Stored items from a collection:
○ ○ ○ ○ ○

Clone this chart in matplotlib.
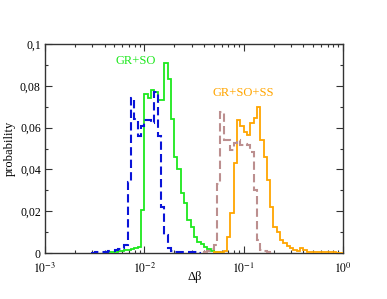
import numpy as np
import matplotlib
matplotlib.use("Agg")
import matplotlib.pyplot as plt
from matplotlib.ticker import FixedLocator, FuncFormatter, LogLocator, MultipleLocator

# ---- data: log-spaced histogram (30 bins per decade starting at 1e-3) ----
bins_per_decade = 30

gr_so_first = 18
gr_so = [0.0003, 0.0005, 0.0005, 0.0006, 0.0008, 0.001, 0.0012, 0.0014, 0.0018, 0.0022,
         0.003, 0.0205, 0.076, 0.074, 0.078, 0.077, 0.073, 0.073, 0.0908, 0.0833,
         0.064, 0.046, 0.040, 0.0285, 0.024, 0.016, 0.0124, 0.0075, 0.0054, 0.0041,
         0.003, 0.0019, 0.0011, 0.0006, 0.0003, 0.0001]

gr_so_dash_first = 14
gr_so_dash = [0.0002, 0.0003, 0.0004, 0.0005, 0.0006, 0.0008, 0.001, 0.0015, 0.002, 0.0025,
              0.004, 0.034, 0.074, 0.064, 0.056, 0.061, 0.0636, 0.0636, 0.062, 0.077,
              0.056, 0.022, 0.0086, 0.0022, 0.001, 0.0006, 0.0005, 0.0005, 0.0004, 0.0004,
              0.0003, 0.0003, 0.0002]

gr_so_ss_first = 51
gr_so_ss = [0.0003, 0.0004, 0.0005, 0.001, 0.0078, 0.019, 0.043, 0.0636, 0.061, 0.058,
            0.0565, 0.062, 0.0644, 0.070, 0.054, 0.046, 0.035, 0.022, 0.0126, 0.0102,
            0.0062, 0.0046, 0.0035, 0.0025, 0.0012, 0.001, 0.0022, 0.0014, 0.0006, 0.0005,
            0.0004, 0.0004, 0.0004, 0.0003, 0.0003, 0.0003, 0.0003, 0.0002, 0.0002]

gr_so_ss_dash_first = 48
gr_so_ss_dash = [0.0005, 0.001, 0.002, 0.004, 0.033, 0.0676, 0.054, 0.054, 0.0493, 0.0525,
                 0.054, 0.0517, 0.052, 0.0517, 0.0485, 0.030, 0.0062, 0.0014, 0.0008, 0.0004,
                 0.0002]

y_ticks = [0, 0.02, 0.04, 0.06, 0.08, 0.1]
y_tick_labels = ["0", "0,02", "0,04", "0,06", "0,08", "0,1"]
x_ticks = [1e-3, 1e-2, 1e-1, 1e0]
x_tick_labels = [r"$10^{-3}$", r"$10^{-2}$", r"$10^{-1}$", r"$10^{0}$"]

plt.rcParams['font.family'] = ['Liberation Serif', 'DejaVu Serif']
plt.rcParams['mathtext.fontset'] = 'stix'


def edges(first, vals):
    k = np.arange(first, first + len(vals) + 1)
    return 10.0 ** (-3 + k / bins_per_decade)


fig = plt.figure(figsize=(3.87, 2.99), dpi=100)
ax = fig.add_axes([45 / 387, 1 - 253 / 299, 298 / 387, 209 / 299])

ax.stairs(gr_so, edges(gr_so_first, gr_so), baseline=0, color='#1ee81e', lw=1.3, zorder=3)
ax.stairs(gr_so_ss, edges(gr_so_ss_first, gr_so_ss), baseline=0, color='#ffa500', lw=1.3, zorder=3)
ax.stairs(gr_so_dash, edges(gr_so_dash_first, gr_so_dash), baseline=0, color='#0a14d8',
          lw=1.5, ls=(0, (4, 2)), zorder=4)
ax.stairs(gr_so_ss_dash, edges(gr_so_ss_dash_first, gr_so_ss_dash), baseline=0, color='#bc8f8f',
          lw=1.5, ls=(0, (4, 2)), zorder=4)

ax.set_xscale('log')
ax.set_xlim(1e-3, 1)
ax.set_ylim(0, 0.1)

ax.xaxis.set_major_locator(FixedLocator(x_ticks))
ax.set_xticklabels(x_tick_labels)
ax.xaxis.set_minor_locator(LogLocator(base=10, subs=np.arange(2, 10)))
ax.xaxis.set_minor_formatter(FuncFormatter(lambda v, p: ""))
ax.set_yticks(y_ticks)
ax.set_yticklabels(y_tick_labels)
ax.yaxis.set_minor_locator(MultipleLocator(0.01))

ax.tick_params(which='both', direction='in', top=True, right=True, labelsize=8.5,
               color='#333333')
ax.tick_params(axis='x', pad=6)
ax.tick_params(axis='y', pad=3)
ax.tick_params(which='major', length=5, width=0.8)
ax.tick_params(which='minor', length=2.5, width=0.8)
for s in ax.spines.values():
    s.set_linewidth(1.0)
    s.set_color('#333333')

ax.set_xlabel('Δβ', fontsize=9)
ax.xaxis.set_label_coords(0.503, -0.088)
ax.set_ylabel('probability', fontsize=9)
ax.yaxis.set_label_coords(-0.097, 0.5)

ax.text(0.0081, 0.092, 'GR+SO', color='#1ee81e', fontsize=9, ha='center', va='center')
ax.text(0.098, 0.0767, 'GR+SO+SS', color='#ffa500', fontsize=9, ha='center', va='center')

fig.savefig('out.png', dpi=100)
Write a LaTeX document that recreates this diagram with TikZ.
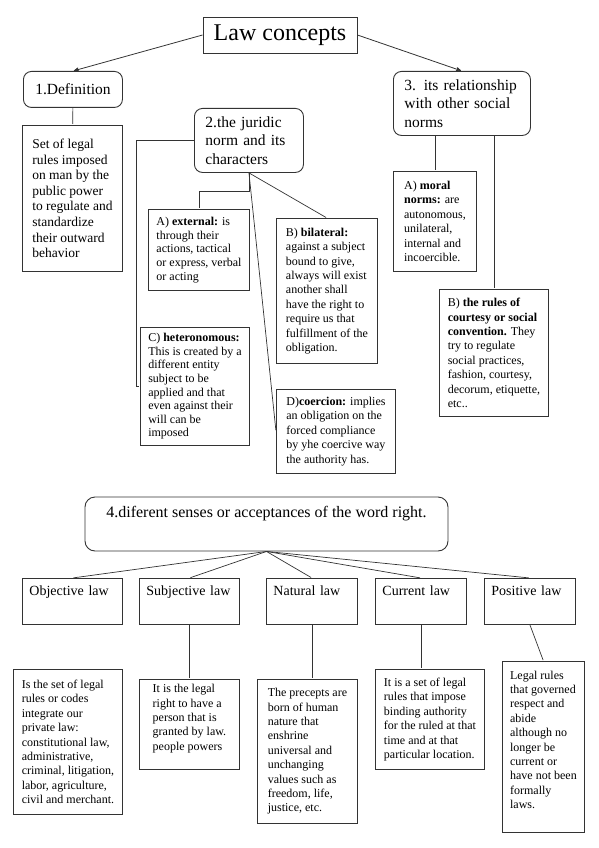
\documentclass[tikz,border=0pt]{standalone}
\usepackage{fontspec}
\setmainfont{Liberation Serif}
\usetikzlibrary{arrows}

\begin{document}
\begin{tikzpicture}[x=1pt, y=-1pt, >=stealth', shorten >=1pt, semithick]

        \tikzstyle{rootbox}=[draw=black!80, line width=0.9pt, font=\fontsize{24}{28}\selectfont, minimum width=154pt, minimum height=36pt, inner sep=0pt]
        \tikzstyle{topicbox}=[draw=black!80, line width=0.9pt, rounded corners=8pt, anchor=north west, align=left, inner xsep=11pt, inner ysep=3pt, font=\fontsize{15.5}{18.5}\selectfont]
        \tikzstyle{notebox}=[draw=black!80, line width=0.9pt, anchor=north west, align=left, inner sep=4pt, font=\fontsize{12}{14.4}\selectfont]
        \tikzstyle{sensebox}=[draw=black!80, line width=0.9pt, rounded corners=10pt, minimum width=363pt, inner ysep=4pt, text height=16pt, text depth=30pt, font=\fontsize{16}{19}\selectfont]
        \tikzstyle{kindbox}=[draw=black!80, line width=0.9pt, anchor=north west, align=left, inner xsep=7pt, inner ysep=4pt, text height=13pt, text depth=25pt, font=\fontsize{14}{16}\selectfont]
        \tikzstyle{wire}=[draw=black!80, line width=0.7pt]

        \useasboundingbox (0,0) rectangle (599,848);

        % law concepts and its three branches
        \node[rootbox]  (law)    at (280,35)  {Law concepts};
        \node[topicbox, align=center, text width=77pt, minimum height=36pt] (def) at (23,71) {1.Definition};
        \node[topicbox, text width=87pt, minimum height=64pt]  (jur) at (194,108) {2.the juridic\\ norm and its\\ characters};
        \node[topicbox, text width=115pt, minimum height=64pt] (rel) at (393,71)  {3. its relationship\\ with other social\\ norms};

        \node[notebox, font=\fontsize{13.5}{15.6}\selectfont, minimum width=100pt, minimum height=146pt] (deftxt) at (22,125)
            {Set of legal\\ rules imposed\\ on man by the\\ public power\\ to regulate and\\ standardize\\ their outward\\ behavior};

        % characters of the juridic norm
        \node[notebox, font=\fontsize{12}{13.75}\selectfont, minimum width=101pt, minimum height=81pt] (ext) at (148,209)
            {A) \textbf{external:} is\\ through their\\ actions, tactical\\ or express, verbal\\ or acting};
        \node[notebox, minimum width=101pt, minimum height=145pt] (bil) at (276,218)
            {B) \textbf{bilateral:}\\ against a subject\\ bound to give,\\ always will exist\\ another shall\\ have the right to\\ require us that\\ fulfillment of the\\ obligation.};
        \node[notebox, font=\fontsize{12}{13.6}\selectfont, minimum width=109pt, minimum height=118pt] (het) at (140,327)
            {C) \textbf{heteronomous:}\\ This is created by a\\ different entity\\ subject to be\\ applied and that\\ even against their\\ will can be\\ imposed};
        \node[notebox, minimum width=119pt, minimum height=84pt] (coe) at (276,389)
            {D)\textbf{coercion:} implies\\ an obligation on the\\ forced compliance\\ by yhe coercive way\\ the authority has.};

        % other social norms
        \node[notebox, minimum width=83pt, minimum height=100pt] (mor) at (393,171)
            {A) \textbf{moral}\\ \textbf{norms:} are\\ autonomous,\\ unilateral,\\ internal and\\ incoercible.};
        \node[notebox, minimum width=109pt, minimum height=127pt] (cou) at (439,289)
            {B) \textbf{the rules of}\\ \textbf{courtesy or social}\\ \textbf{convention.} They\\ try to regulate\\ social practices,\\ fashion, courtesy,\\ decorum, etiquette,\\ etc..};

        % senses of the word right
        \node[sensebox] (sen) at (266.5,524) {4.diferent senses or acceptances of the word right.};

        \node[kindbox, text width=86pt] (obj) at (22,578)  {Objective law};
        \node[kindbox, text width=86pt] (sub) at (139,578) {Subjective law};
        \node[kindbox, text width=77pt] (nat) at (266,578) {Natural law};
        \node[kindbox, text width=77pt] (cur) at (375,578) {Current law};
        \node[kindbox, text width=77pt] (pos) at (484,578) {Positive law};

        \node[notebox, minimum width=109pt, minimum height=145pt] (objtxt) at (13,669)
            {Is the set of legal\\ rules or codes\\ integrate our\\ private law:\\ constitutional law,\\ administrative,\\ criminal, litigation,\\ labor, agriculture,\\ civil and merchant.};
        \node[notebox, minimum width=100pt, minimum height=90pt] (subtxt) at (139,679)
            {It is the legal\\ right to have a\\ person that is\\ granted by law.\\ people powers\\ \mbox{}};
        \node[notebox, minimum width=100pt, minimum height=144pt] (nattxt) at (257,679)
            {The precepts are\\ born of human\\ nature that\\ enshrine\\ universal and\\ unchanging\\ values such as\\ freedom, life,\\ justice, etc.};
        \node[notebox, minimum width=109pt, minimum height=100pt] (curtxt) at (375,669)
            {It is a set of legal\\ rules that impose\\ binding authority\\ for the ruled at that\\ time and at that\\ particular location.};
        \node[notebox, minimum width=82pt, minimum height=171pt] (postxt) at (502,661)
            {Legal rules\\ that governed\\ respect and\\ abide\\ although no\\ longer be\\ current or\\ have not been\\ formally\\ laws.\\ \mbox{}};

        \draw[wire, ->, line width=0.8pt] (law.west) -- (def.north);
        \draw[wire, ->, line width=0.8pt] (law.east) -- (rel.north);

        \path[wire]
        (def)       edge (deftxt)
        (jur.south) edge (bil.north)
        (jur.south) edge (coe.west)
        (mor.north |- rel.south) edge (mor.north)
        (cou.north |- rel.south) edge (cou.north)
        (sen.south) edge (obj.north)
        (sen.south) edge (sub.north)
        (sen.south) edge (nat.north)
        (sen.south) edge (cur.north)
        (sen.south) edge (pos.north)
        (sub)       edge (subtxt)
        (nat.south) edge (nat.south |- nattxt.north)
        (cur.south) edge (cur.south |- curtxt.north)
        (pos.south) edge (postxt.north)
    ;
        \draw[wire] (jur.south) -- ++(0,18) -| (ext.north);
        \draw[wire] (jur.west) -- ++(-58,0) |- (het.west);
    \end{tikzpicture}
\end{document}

○ ○ ○ ○ ○

Given task: Copy word for word only the lines above from the one with "Write a LaTeX" through the one with "(0,0) rectangle (599,848);". Leave pictures out.

Exercise solution:
Write a LaTeX document that recreates this diagram with TikZ.
\documentclass[tikz,border=0pt]{standalone}
\usepackage{fontspec}
\setmainfont{Liberation Serif}
\usetikzlibrary{arrows}

\begin{document}
\begin{tikzpicture}[x=1pt, y=-1pt, >=stealth', shorten >=1pt, semithick]

        \tikzstyle{rootbox}=[draw=black!80, line width=0.9pt, font=\fontsize{24}{28}\selectfont, minimum width=154pt, minimum height=36pt, inner sep=0pt]
        \tikzstyle{topicbox}=[draw=black!80, line width=0.9pt, rounded corners=8pt, anchor=north west, align=left, inner xsep=11pt, inner ysep=3pt, font=\fontsize{15.5}{18.5}\selectfont]
        \tikzstyle{notebox}=[draw=black!80, line width=0.9pt, anchor=north west, align=left, inner sep=4pt, font=\fontsize{12}{14.4}\selectfont]
        \tikzstyle{sensebox}=[draw=black!80, line width=0.9pt, rounded corners=10pt, minimum width=363pt, inner ysep=4pt, text height=16pt, text depth=30pt, font=\fontsize{16}{19}\selectfont]
        \tikzstyle{kindbox}=[draw=black!80, line width=0.9pt, anchor=north west, align=left, inner xsep=7pt, inner ysep=4pt, text height=13pt, text depth=25pt, font=\fontsize{14}{16}\selectfont]
        \tikzstyle{wire}=[draw=black!80, line width=0.7pt]

        \useasboundingbox (0,0) rectangle (599,848);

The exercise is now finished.